Rising fatalities from non-communicable diseases

| Updated: March 15, 2021 22:22:04

Rising fatalities from non-communicable diseases

As elsewhere in the world, all attention is now focussed here in Bangladesh on taming a scourge called Covid-19, caused by the virus SARS-CoV-2. The factors such as the fast spread of the disease from one place to another, the non-availability of any effective antidote and the severe disruption it has been causing to life and living have aroused grave concern all over. The virus claimed about 8250 lives, infected nearly 0.5 million people in Bangladesh in 2020 besides taking a heavy toll on its economy.

But at least eight non-communicable diseases, according to a survey conducted by the Bureau of Statistics, the state statistical organisation, had taken a human toll of about half a million people in the country in the year 2020. The diseases are heart ailment, brain haemorrhage, cancer, respiratory diseases (excluding pneumonia), asthma, chronic kidney disease (CKD), high blood pressure and diabetes. There is no authentic survey on the number of people suffering from these diseases. The number must be a staggering one. At least, the annual death figures do strongly point to such a possibility.

The field-level officials of the BBS have gathered the data on deaths from various diseases. Such data, however, might not match the ones compiled by the Directorate General of Health Services (DGHS) since the health infrastructures up to the Upazila level remain its primary sources of data.

Data mismatch is not an issue here. What is worrying is the death of so many people from various non-communicable diseases. Heart diseases that claimed over 0.223 million lives in 2020 remained at the top of the table, followed by brain-haemorrhage, cancer and respiratory diseases.

The fatality figure gives rise to a pertinent question: are the state health facilities capable of offering necessary treatment to a huge number of patients suffering from major non-communicable diseases? The answer is a big no. The weaknesses of the country's health system came to the fore following the outbreak of the Covid pandemic. After the initial hiccups, the government, however, managed the Covid emergencies better, but at the cost of people suffering from other diseases.

The number of deaths from most non-communicable diseases in 2020 was more than that of the previous year. The increase was staggeringly high with kidney diseases, brain strokes, respiratory disease and cancer. A further squeeze of the facilities available at the government hospitals and clinics because of the outbreak of the pandemic and doctors not attending patients for health safety reasons might have played a part in the rise in the number of deaths from non-communicable diseases.

Now that all concerned are aware of the shortcomings in the country's health system, everybody would expect genuine efforts to mend those. One of the key weaknesses is the allocation of insufficient resources for the health sector. Another most-discussed flaw is the widespread plunder of the meagre resources allocated annually. 

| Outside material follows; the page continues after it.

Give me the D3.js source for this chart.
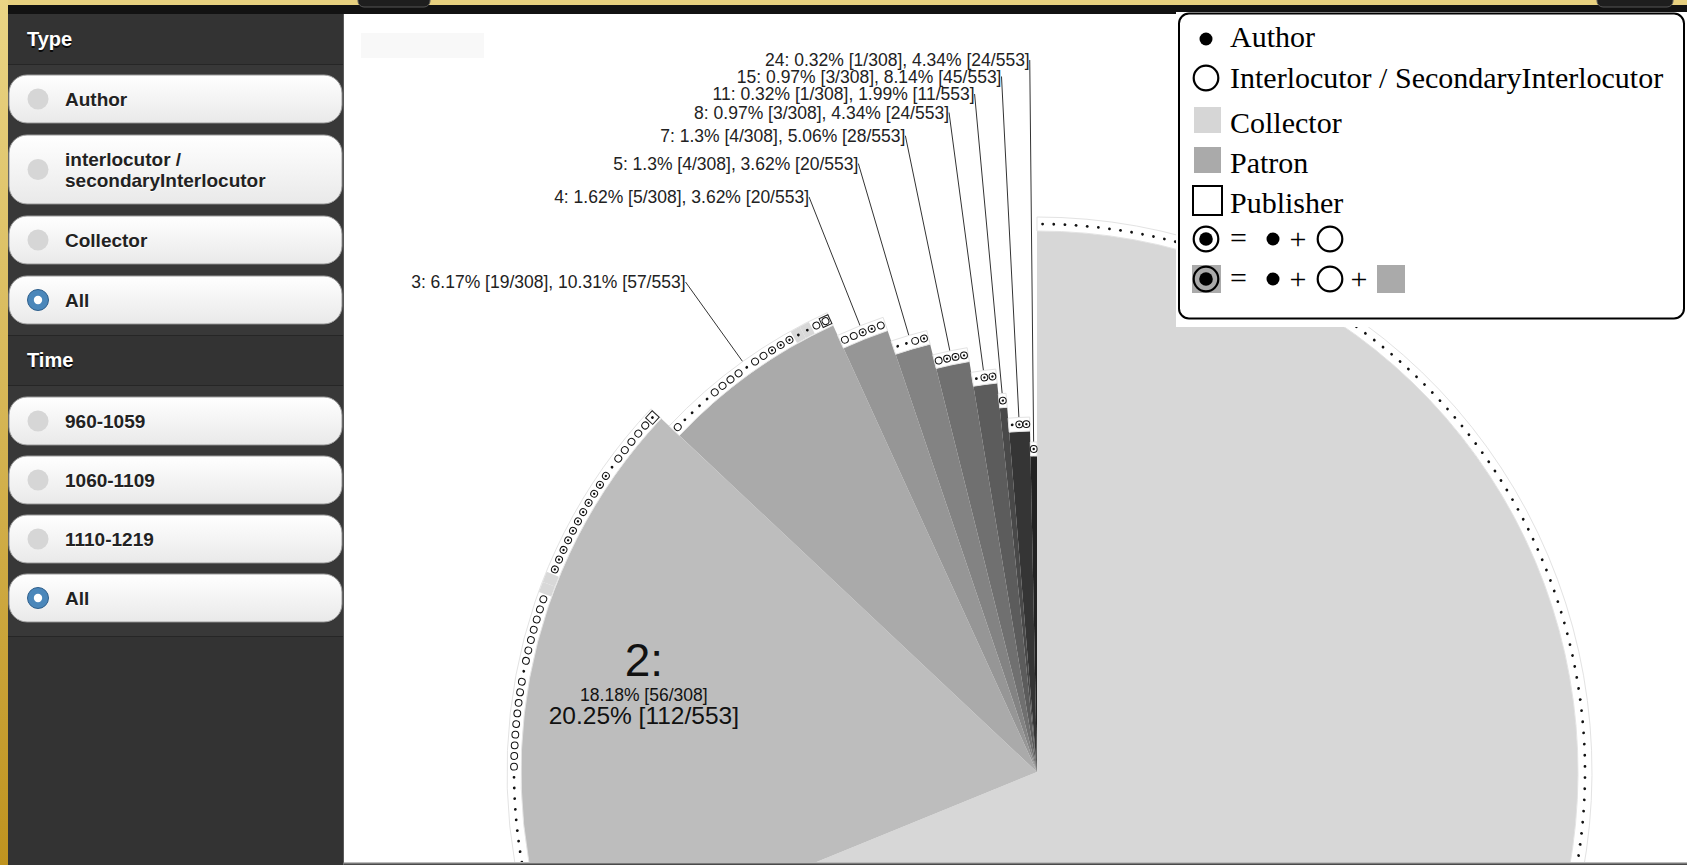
<!DOCTYPE html>
<html>
<head>
<meta charset="utf-8">
<script src="https://cdn.jsdelivr.net/npm/d3@7"></script>
<style>
  body { margin: 0; background: #1b1b1b; overflow: hidden; }
  svg { display: block; }
</style>
</head>
<body>
<svg id="chart" width="1687" height="865"></svg>
<script>
// ---- data ----
const categories = [1, 2, 3, 4, 5, 7, 8, 11, 15, 24];
const persons    = [212, 56, 19, 5, 4, 4, 3, 1, 3, 1];        // of 308
const relations  = [212, 112, 57, 20, 20, 28, 24, 11, 45, 24]; // of 553
const totalPersons = 308;
const totalRelations = 553;

// one marker per person, run-length coded, in clockwise order
// a = author, i = interlocutor, x = author + interlocutor,
// c = collector only, A = author + collector,
// P = publisher + author, Q = publisher + interlocutor
const markerRuns = [
  "212a",
  "19a 9i 1a 7i 2c 11x 1a 5i 1P",
  "1i 4a 4i 1a 2i 3x 2A 1i 1Q",
  "2i 2x 1i",
  "2a 1i 1x",
  "1i 3x",
  "1a 2x",
  "1x",
  "1a 2x",
  "1x"
];

const typeOptions = ["Author", "interlocutor /|secondaryInterlocutor", "Collector", "All"];
const timeOptions = ["960-1059", "1060-1109", "1110-1219", "All"];
const legendLabels = ["Author", "Interlocutor / SecondaryInterlocutor", "Collector", "Patron", "Publisher"];

// ---- page frame ----
const svg = d3.select("#chart");
const defs = svg.append("defs");

const gold = defs.append("linearGradient").attr("id", "gold")
  .attr("x1", 0).attr("y1", 0).attr("x2", 0).attr("y2", 1);
gold.append("stop").attr("offset", "0%").attr("stop-color", "#ead585");
gold.append("stop").attr("offset", "100%").attr("stop-color", "#bf931f");

const btn = defs.append("linearGradient").attr("id", "btn")
  .attr("x1", 0).attr("y1", 0).attr("x2", 0).attr("y2", 1);
btn.append("stop").attr("offset", "0%").attr("stop-color", "#ffffff");
btn.append("stop").attr("offset", "100%").attr("stop-color", "#e9e9e9");

defs.append("clipPath").attr("id", "plotClip")
  .append("rect").attr("x", 344).attr("y", 15).attr("width", 1343).attr("height", 847);

svg.append("rect").attr("width", 1687).attr("height", 865).attr("fill", "#1b1b1b");
svg.append("rect").attr("x", 0).attr("y", 0).attr("width", 1687).attr("height", 5).attr("fill", "#e7d07f");
svg.append("rect").attr("x", 0).attr("y", 0).attr("width", 8).attr("height", 865).attr("fill", "url(#gold)");
svg.append("rect").attr("x", 8).attr("y", 5).attr("width", 1679).attr("height", 9).attr("fill", "#121212");
[[358, 72], [1597, 76]].forEach(([x, w]) => {
  svg.append("rect").attr("x", x).attr("y", -12).attr("width", w).attr("height", 19)
    .attr("rx", 6).attr("fill", "#1e1e1e").attr("stroke", "#555");
});

// ---- sidebar ----
const side = svg.append("g");
side.append("rect").attr("x", 8).attr("y", 14).attr("width", 335).attr("height", 851).attr("fill", "#333");

const sections = [
  { title: "Type", titleY: 46, top: 65, bottom: 335, first: 75, gap: 12, items: typeOptions, selected: 3 },
  { title: "Time", titleY: 367, top: 386, bottom: 636, first: 397, gap: 11, items: timeOptions, selected: 3 }
];

sections.forEach(sec => {
  side.append("rect").attr("x", 8).attr("y", sec.top).attr("width", 335)
    .attr("height", sec.bottom - sec.top).attr("fill", "#383838");
  side.append("line").attr("x1", 8).attr("x2", 343).attr("y1", sec.top - 0.5).attr("y2", sec.top - 0.5)
    .attr("stroke", "#262626");
  side.append("line").attr("x1", 8).attr("x2", 343).attr("y1", sec.bottom + 0.5).attr("y2", sec.bottom + 0.5)
    .attr("stroke", "#262626");

  side.append("text").text(sec.title).attr("x", 27).attr("y", sec.titleY + 1.5)
    .style("font-family", "'Liberation Sans', Arial, sans-serif").style("font-weight", "bold")
    .style("font-size", "20px").style("fill", "#000").style("opacity", 0.8);
  side.append("text").text(sec.title).attr("x", 27).attr("y", sec.titleY)
    .style("font-family", "'Liberation Sans', Arial, sans-serif").style("font-weight", "bold")
    .style("font-size", "20px").style("fill", "#fff");

  let y = sec.first;
  sec.items.forEach((label, i) => {
    const lines = label.split("|");
    const h = lines.length > 1 ? 69 : 48;
    const cy = y + h / 2;
    const b = side.append("g");
    b.append("rect").attr("x", 9).attr("y", y + 1).attr("width", 333).attr("height", h)
      .attr("rx", 18).attr("fill", "#1f1f1f").attr("opacity", 0.6);
    b.append("rect").attr("x", 9).attr("y", y).attr("width", 333).attr("height", h)
      .attr("rx", 18).attr("fill", "url(#btn)").attr("stroke", "#9a9a9a").attr("stroke-width", 1);
    if (i === sec.selected) {
      b.append("circle").attr("cx", 38).attr("cy", cy).attr("r", 10.5)
        .attr("fill", "#4b87ba").attr("stroke", "#2e5f8c").attr("stroke-width", 1);
      b.append("circle").attr("cx", 38).attr("cy", cy).attr("r", 4.2).attr("fill", "#fff");
    } else {
      b.append("circle").attr("cx", 38).attr("cy", cy).attr("r", 10.5).attr("fill", "#d6d6d6");
    }
    lines.forEach((ln, j) => {
      const by = lines.length > 1 ? cy - 3.5 + j * 21 : cy + 7;
      b.append("text").text(ln).attr("x", 65).attr("y", by + 1)
        .style("font-family", "'Liberation Sans', Arial, sans-serif").style("font-weight", "bold")
        .style("font-size", "19px").style("fill", "#fff");
      b.append("text").text(ln).attr("x", 65).attr("y", by)
        .style("font-family", "'Liberation Sans', Arial, sans-serif").style("font-weight", "bold")
        .style("font-size", "19px").style("fill", "#222");
    });
    y += h + sec.gap;
  });
});

// ---- plot area ----
svg.append("rect").attr("x", 343).attr("y", 14).attr("width", 1344).attr("height", 849).attr("fill", "#fff");
svg.append("line").attr("x1", 343.5).attr("x2", 343.5).attr("y1", 14).attr("y2", 865).attr("stroke", "#5a5a5a");
svg.append("line").attr("x1", 343).attr("x2", 1687).attr("y1", 863.5).attr("y2", 863.5)
  .attr("stroke", "#7a7a7a").attr("stroke-width", 2);
svg.append("rect").attr("x", 361).attr("y", 33).attr("width", 123).attr("height", 25).attr("fill", "#f8f8f8");

const cx = 1037, cy = 772;
const plot = svg.append("g").attr("clip-path", "url(#plotClip)")
  .append("g").attr("transform", `translate(${cx},${cy})`);

const data = categories.map((c, i) => ({
  cat: c, persons: persons[i], relations: relations[i], runs: markerRuns[i]
}));

const pie = d3.pie().value(d => d.persons).sort(null);
const arcs = pie(data);
const last = categories.length - 1;

const rScale = d3.scaleLinear().domain([0, last]).range([541, 316]);
const fillScale = d3.scaleLinear().domain([0, 1, last]).range(["#d7d7d7", "#bdbdbd", "#222222"]);
const labelR = d3.scaleLinear().domain([2, last]).range([603, 712]);
const band = 14;

const pct = (v, t) => Math.round(v / t * 10000) / 100;
const polar = (r, a) => [r * Math.sin(a), -r * Math.cos(a)];

// slices
plot.selectAll("path.slice")
  .data(arcs)
  .join("path")
  .attr("class", "slice")
  .attr("d", d => d3.arc().innerRadius(0).outerRadius(rScale(d.index))(d))
  .attr("fill", d => fillScale(d.index));

// leader lines for the small slices (drawn before the bands so the band hides the end)
const small = arcs.filter(d => d.index >= 2);
plot.selectAll("line.leader")
  .data(small)
  .join("line")
  .attr("class", "leader")
  .each(function (d) {
    const mid = (d.startAngle + d.endAngle) / 2;
    const p1 = polar(labelR(d.index), mid);
    const p2 = polar(rScale(d.index) + 7, mid);
    d3.select(this).attr("x1", p1[0]).attr("y1", p1[1]).attr("x2", p2[0]).attr("y2", p2[1]);
  })
  .attr("stroke", "#333")
  .attr("stroke-width", 1);

// marker bands
plot.selectAll("path.band")
  .data(arcs)
  .join("path")
  .attr("class", "band")
  .attr("d", d => d3.arc().innerRadius(rScale(d.index)).outerRadius(rScale(d.index) + band)(d))
  .attr("fill", "#fff")
  .attr("stroke", "#e3e3e3")
  .attr("stroke-width", 1);

// expand runs into one entry per person
const markers = [];
arcs.forEach(d => {
  const types = [];
  d.data.runs.split(" ").forEach(tok => {
    const m = tok.match(/^(\d+)(\w)$/);
    for (let k = 0; k < +m[1]; k++) types.push(m[2]);
  });
  const step = (d.endAngle - d.startAngle) / types.length;
  types.forEach((t, k) => {
    markers.push({
      type: t, r: rScale(d.index),
      a0: d.startAngle + k * step, a1: d.startAngle + (k + 1) * step,
      a: d.startAngle + (k + 0.5) * step
    });
  });
});

// collector cells
plot.selectAll("path.cell")
  .data(markers.filter(m => m.type === "c" || m.type === "A"))
  .join("path")
  .attr("class", "cell")
  .attr("d", m => d3.arc().innerRadius(m.r + 0.5).outerRadius(m.r + band - 0.5)
    .startAngle(m.a0).endAngle(m.a1)())
  .attr("fill", "#d8d8d8");

const mg = plot.selectAll("g.marker")
  .data(markers.filter(m => m.type !== "c"))
  .join("g")
  .attr("class", "marker")
  .attr("transform", m => {
    const p = polar(m.r + 7, m.a);
    return `translate(${p[0]},${p[1]}) rotate(${m.a * 180 / Math.PI})`;
  });

mg.filter(m => m.type === "P" || m.type === "Q")
  .append("rect").attr("x", -4.8).attr("y", -4.8).attr("width", 9.6).attr("height", 9.6)
  .attr("fill", "#fff").attr("stroke", "#222").attr("stroke-width", 1);
mg.filter(m => "ixQ".includes(m.type))
  .append("circle").attr("r", 3.4).attr("fill", "#fff").attr("stroke", "#111").attr("stroke-width", 1);
mg.filter(m => "aAP".includes(m.type))
  .append("circle").attr("r", 1.4).attr("fill", "#111");
mg.filter(m => m.type === "x")
  .append("circle").attr("r", 1.2).attr("fill", "#111");

// labels of the small slices
plot.selectAll("text.small")
  .data(small)
  .join("text")
  .attr("class", "small")
  .attr("transform", d => {
    const p = polar(labelR(d.index), (d.startAngle + d.endAngle) / 2);
    return `translate(${p[0]},${p[1]})`;
  })
  .attr("dy", "0.35em")
  .attr("text-anchor", "end")
  .text(d => `${d.data.cat}: ${pct(d.data.persons, totalPersons)}% [${d.data.persons}/${totalPersons}], ` +
             `${pct(d.data.relations, totalRelations)}% [${d.data.relations}/${totalRelations}]`)
  .style("font-family", "'Liberation Sans', Arial, sans-serif")
  .style("font-size", "17.5px")
  .style("fill", "#222");

// big label inside the second slice (the one for the largest slice lies outside the view)
const big = plot.selectAll("g.big")
  .data(arcs.filter(d => d.index === 1))
  .join("g")
  .attr("class", "big")
  .attr("transform", d => {
    const p = polar(rScale(d.index) * 0.775, (d.startAngle + d.endAngle) / 2);
    return `translate(${p[0]},${p[1]})`;
  })
  .style("font-family", "'Liberation Sans', Arial, sans-serif")
  .attr("text-anchor", "middle")
  .style("fill", "#111");
big.append("text").attr("y", -23).style("font-size", "46px").text(d => `${d.data.cat}:`);
big.append("text").attr("y", 2).style("font-size", "17.5px")
  .text(d => `${pct(d.data.persons, totalPersons)}% [${d.data.persons}/${totalPersons}]`);
big.append("text").attr("y", 25).style("font-size", "24.5px")
  .text(d => `${pct(d.data.relations, totalRelations)}% [${d.data.relations}/${totalRelations}]`);

// ---- legend ----
const lg = svg.append("g").style("font-family", "'Liberation Serif', 'Times New Roman', serif");
lg.append("rect").attr("x", 1176).attr("y", 12).attr("width", 511).attr("height", 315).attr("fill", "#fff");
lg.append("rect").attr("x", 1179).attr("y", 13.5).attr("width", 505).attr("height", 305)
  .attr("rx", 10).attr("fill", "#fff").attr("stroke", "#000").attr("stroke-width", 2);

const symX = 1206, textX = 1230;
const rowBase = [47, 88, 133, 173, 213];
legendLabels.forEach((t, i) => {
  lg.append("text").attr("x", textX).attr("y", rowBase[i]).text(t)
    .style("font-size", "30px").style("fill", "#000");
});
lg.append("circle").attr("cx", symX).attr("cy", 39).attr("r", 6.5).attr("fill", "#000");
lg.append("circle").attr("cx", symX).attr("cy", 78).attr("r", 12.3).attr("fill", "#fff")
  .attr("stroke", "#000").attr("stroke-width", 2.2);
lg.append("rect").attr("x", 1194).attr("y", 107).attr("width", 27).attr("height", 26).attr("fill", "#d6d6d6");
lg.append("rect").attr("x", 1194).attr("y", 147).attr("width", 27).attr("height", 26).attr("fill", "#aaaaaa");
lg.append("rect").attr("x", 1193).attr("y", 186).attr("width", 29).attr("height", 29)
  .attr("fill", "#fff").attr("stroke", "#000").attr("stroke-width", 2);

[239, 279].forEach((y, row) => {
  if (row === 1) {
    lg.append("rect").attr("x", 1192).attr("y", y - 14).attr("width", 29).attr("height", 28).attr("fill", "#aaaaaa");
  }
  lg.append("circle").attr("cx", symX).attr("cy", y).attr("r", 12.3).attr("fill", "none")
    .attr("stroke", "#000").attr("stroke-width", 2.2);
  lg.append("circle").attr("cx", symX).attr("cy", y).attr("r", 6.8).attr("fill", "#000");
  lg.append("text").attr("x", textX).attr("y", y + 9).text("=").style("font-size", "30px");
  lg.append("circle").attr("cx", 1273).attr("cy", y).attr("r", 6.5).attr("fill", "#000");
  lg.append("text").attr("x", 1298).attr("y", y + 10).attr("text-anchor", "middle").text("+").style("font-size", "30px");
  lg.append("circle").attr("cx", 1330).attr("cy", y).attr("r", 12.3).attr("fill", "#fff")
    .attr("stroke", "#000").attr("stroke-width", 2.2);
  if (row === 1) {
    lg.append("text").attr("x", 1359).attr("y", y + 10).attr("text-anchor", "middle").text("+").style("font-size", "30px");
    lg.append("rect").attr("x", 1377).attr("y", y - 14).attr("width", 28).attr("height", 28).attr("fill", "#aaaaaa");
  }
});
</script>
</body>
</html>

The next national budget is not far away. Hopefully, the policymakers would review the relevant issues involving non-communicable diseases and allocate enough resources to help beef up the capacity of hospitals, at least, up to the district level. The patients from far-flung areas rush to the public hospitals in Dhaka, seeking better treatment. But what they face there remains beyond description. There has to be an end to their untold sufferings.